Image by Rachel Gadsden Disabled artist & activist

The National Disability Day of Morning was founded in 2012 to serve as a candlelight vigil in remembrance of all of the victims of filicide. Filicide within the disabled community is defined as the act of a parent or caregiver murdering their child or dependent with a disability. It is estimated that in the last five years, over 550 people with disabilities have been victims of filicide in the U.S. The day of mourning began as a way to combat the media attention surrounding the murders, which often sympathizes with the abuser following the idea that taking care of a disabled person is so difficult that they are valid in the actions they committed. The day of mourning continues to be an annual event, as filicide is still a prevalent issue, with vigils held in cities nationwide.

Disability Day of Mourning

March 2012

An altruistic filicide means that the parent or caretaker claimed to be murdering their dependent 'in their best interest'. Perpetuating the idea that disability has such an impact on quality of life that disabled people are 'better off dead'.

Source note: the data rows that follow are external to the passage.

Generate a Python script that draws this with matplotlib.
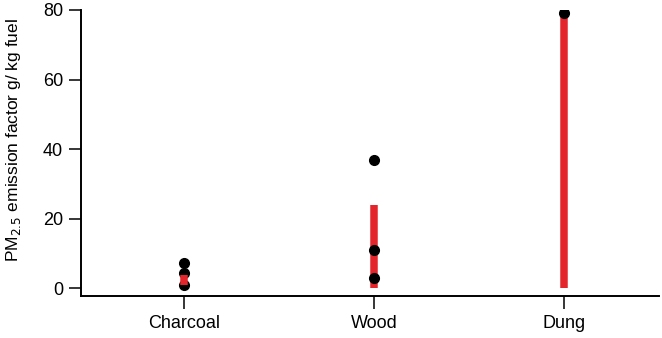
import matplotlib
matplotlib.use("Agg")
import matplotlib.pyplot as plt

plt.rcParams['font.family'] = ['Liberation Sans', 'DejaVu Sans']

categories = ["Charcoal", "Wood", "Dung"]
range_low = [0.8, 0.0, 0.0]
range_high = [3.6, 24.0, 78.0]
points = [[7.3, 4.3, 0.9], [36.8, 10.8, 2.8], [79.0]]
yticks = [0, 20, 40, 60, 80]

fig = plt.figure(figsize=(6.62, 3.38), dpi=100)
ax = fig.add_axes([81/662, 1-296/338, (659-81)/662, (296-10)/338])

red = "#e4252b"
for i, cat in enumerate(categories):
    bar_z = 4 if i == 0 else 2
    ax.vlines(i, range_low[i], range_high[i], color=red, lw=5.4, zorder=bar_z)
    ax.plot([i]*len(points[i]), points[i], 'o', color='black', ms=7, zorder=3)

ax.set_xlim(-0.542, 2.5)
ax.set_ylim(-2.3, 80)
ax.set_xticks(range(len(categories)))
ax.set_xticklabels(categories)
ax.set_yticks(yticks)
ax.spines['top'].set_visible(False)
ax.spines['right'].set_visible(False)
for s in ['left', 'bottom']:
    ax.spines[s].set_linewidth(1.4)
ax.tick_params(axis='both', length=9, width=1.1, labelsize=13, direction='out')
ax.tick_params(axis='y', pad=4)
ax.tick_params(axis='x', pad=5)
ax.set_ylabel("PM$_{2.5}$ emission factor g/ kg fuel", fontsize=12.5)
ax.yaxis.set_label_coords(-0.1, 0.545)

fig.savefig("out.png", dpi=100)
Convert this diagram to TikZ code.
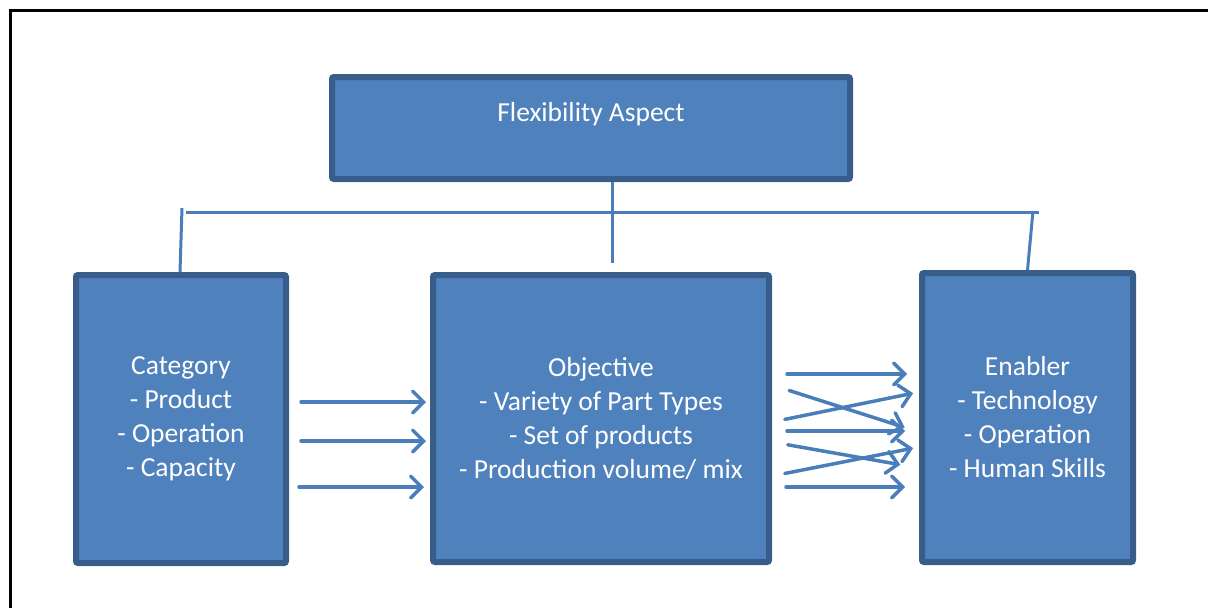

The Road to Freedom Bus Tour was founded in Washington, D.C. in 2005 and was launched as a year-long cross country exhibit that traveled to all 50 states in order to spread awareness of what American life was like for people who live with disabilities. An important part of the mission was to inform people of the ongoing fight for accessibility, equitable healthcare and treatment, transportation, employment, etc. This was accomplished by portraying the process that led to the passing of the Americans with Disabilities Act (ADA) . The exhibit featured heavily, the photography of Tom Olin, a photojournalist and disability rights activist, as well as other artifacts central to the civil rights and justice movement.

The Road to Freedom: Keeping the Promise of the Americans with Disabilities Act

November 2005

The tour centered on the tagline, "Keeping the Promise of the Americans with Disability Act". But what exactly was it that the ADA had promised that was so important to instigate a nation-wide tour? The promise was to protect the rights of people with disabilities and make the American Dream a more accessible reality. The hope was to bring light to the disabled experience and rid them of the label of the 'forgotten population'.

Amongst the battle for civil rights and justice for all marginalized communities, Massachusetts became the first state in the United States to pass legislation legalizing and protecting the rights of same-sex marriage. This sparked what would become a 10-year-long battle to get marriage equality rights passed on a federal level.